Ika Riskawati, salah satu pemilik warung, bersemangat menjelaskan bahwa perbaikan fasilitas rusak dilakukan secara gotong royong dengan menggunakan biaya pribadi.
“Kami semua pemilik warung di sini bergotong royong memperbaiki kerusakan ini. Biayanya bervariasi, ada yang mencapai Rp3 juta hingga Rp7 juta untuk setiap perbaikan. Sayangnya, perbaikan ini harus kami lakukan setiap tahun dengan biaya sendiri,” ujarnya dengan nada prihatin pada selasa (11/2/2025).
Turiono, Humas Bumdes Bhakti Mulyo Desa Gedongmulyo, menyampaikan bahwa abrasi tahun ini terasa lebih parah dibandingkan dengan tahun-tahun sebelumnya.
Dampaknya pun meluas hingga mempengaruhi jumlah kunjungan wisatawan ke Pantai Caruban.
“Biasanya abrasi hanya terjadi saat musim kemarau, tetapi kali ini musim penghujan pun tidak luput dari dampak abrasi yang parah ini.

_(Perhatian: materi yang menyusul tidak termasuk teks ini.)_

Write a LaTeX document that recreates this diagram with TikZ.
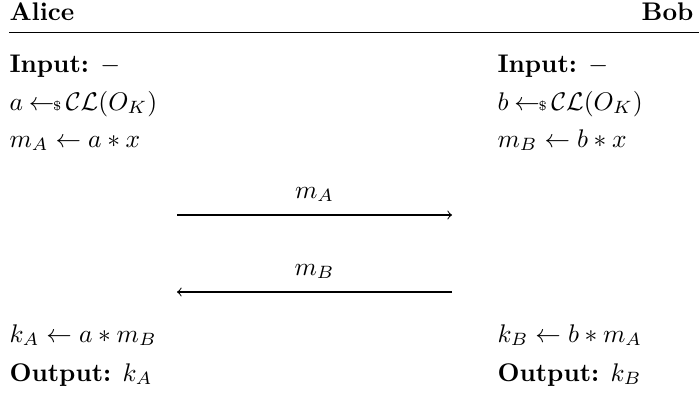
\documentclass[tikz,border=0pt]{standalone}
\usepackage{amsmath,amssymb}
\usetikzlibrary{positioning}
\newcommand{\sampleop}{\hskip2.3pt{\gets\!\!\mbox{\tiny${\$}$\normalsize}}\,}
\tikzset{
  line/.style={anchor=base west,inner sep=0pt},
  party/.style={inner sep=0pt,font=\bfseries}
}

\begin{document}
\begin{tikzpicture}[x=0.3922pt,y=0.3922pt]
        \useasboundingbox (0,0) rectangle (700,393);
        % header
        \node[party,anchor=base west] (alice) at (9,373) {Alice};
        \node[party,anchor=base east] (bob) at (694,373) {Bob};
        \coordinate (ruleL) at (9,360.5);
        \coordinate (ruleR) at (699,360.5);
        \draw[line width=0.5pt] (ruleL) -- (ruleR);
        % Alice
        \node[line] (inA) at (9,321) {\textbf{Input:} $-$};
        \node[line] (sampleA) at (9,283) {$a \sampleop \mathcal{CL}(O_K)$};
        \node[line] (msgA) at (9,246) {$m_A \gets a * x$};
        \node[line] (keyA) at (9,51) {$k_A \gets a * m_B$};
        \node[line] (outA) at (9,12) {\textbf{Output:} $k_A$};
        % Bob
        \node[line] (inB) at (497,321) {\textbf{Input:} $-$};
        \node[line] (sampleB) at (497,283) {$b \sampleop \mathcal{CL}(O_K)$};
        \node[line] (msgB) at (497,246) {$m_B \gets b * x$};
        \node[line] (keyB) at (497,51) {$k_B \gets b * m_A$};
        \node[line] (outB) at (497,12) {\textbf{Output:} $k_B$};
        % messages
        \coordinate (sendA) at (177,178);
        \coordinate (recvA) at (452,178);
        \coordinate (sendB) at (452,101);
        \coordinate (recvB) at (177,101);
        \draw[->] (sendA) -- (recvA);
        \draw[->] (sendB) -- (recvB);
        \node[anchor=base,inner sep=0pt] (lblA) at (314.5,195) {$m_A$};
        \node[anchor=base,inner sep=0pt] (lblB) at (314.5,118) {$m_B$};
      \end{tikzpicture}
\end{document}
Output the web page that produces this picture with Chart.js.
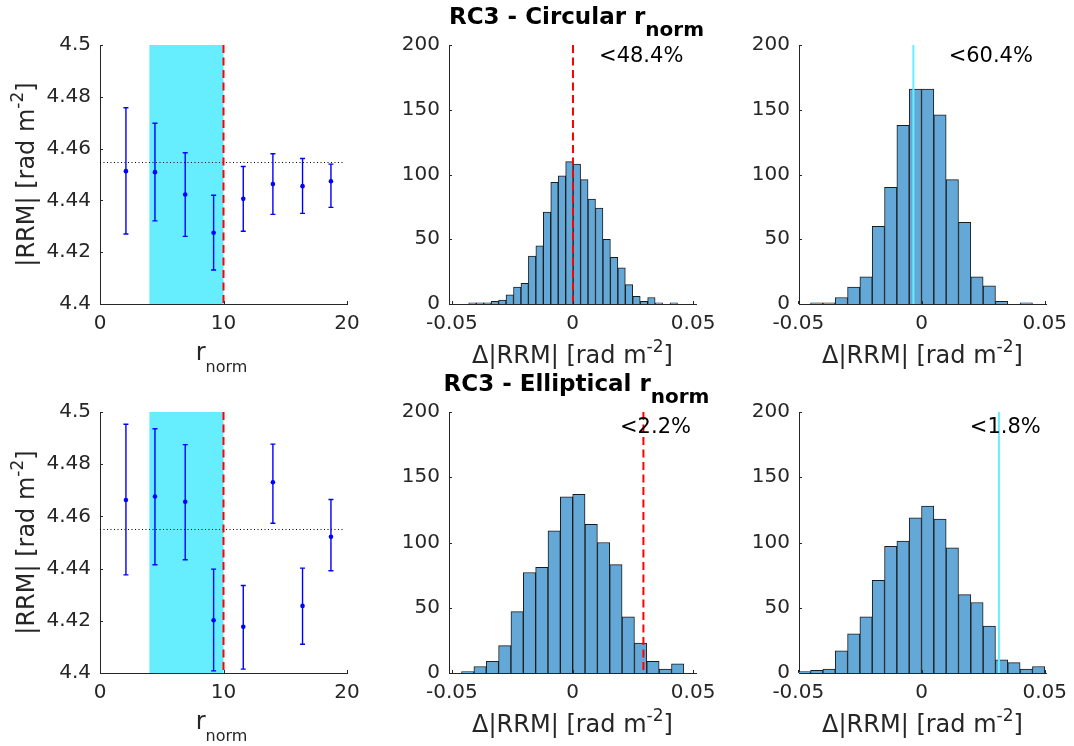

Akibatnya, wisatawan jadi enggan datang karena pantai terlihat kurang menarik dan banyak pohon cemara yang tumbang,” tuturnya.
Dalam tiga tahun terakhir, abrasi telah mengikis daratan Pantai Caruban hingga sejauh 10 meter.
Beberapa wahana wisata yang dulunya menjadi daya tarik utama bagi pengunjung terpaksa ditutup karena terdampak abrasi yang semakin meluas.
“Gazebo-gazebo kecil yang dibangun oleh Bumdes atau warung-warung di sini sudah hilang semua. Wahana permainan seperti jompat-jompit dan bandulan yang dulu ada sekarang sudah tidak berbekas,” ujar Turiono dengan nada lesu.
Menanggapi situasi darurat ini, pemerintah kabupaten melalui Badan Penanggulangan Bencana Daerah (BPBD) Rembang bergerak cepat untuk menyalurkan bantuan logistik kepada warga yang terdampak abrasi.
Selain itu, BPBD juga melakukan kajian mendalam terkait dampak abrasi guna merumuskan langkah-langkah penanganan jangka panjang yang lebih efektif.
Puji Widodo, Kepala Bidang Kedaruratan, Logistik, Rehabilitasi, dan Rekonstruksi BPBD Rembang, menyatakan bahwa pihaknya telah mengusulkan program penanganan abrasi ke Balai Besar Wilayah Sungai (BBWS) Pemali Juana.
“Tahun ini, kami sudah melakukan penanganan awal dan mendapatkan kejelasan terkait penanganan fisiknya oleh balai besar yang berwenang. Namun, kami masih belum bisa memastikan apakah program ini akan terdampak oleh efisiensi anggaran dari instruksi Presiden atau tidak,” terang Puji.
Sambil menunggu keputusan dari pemerintah pusat terkait program penanganan abrasi yang lebih komprehensif, BPBD mengimbau masyarakat pesisir untuk tetap meningkatkan kewaspadaan.
Berdasarkan prediksi dari BMKG, gelombang di perairan Pantai Utara Rembang diperkirakan masih akan cukup tinggi dalam tiga hari ke depan.
“Kami berharap warga selalu mengikuti atau memantau informasi terkait kondisi cuaca ekstrem, terutama gelombang tinggi yang berpotensi terjadi di Pantai Utara Rembang,” pungkas Puji.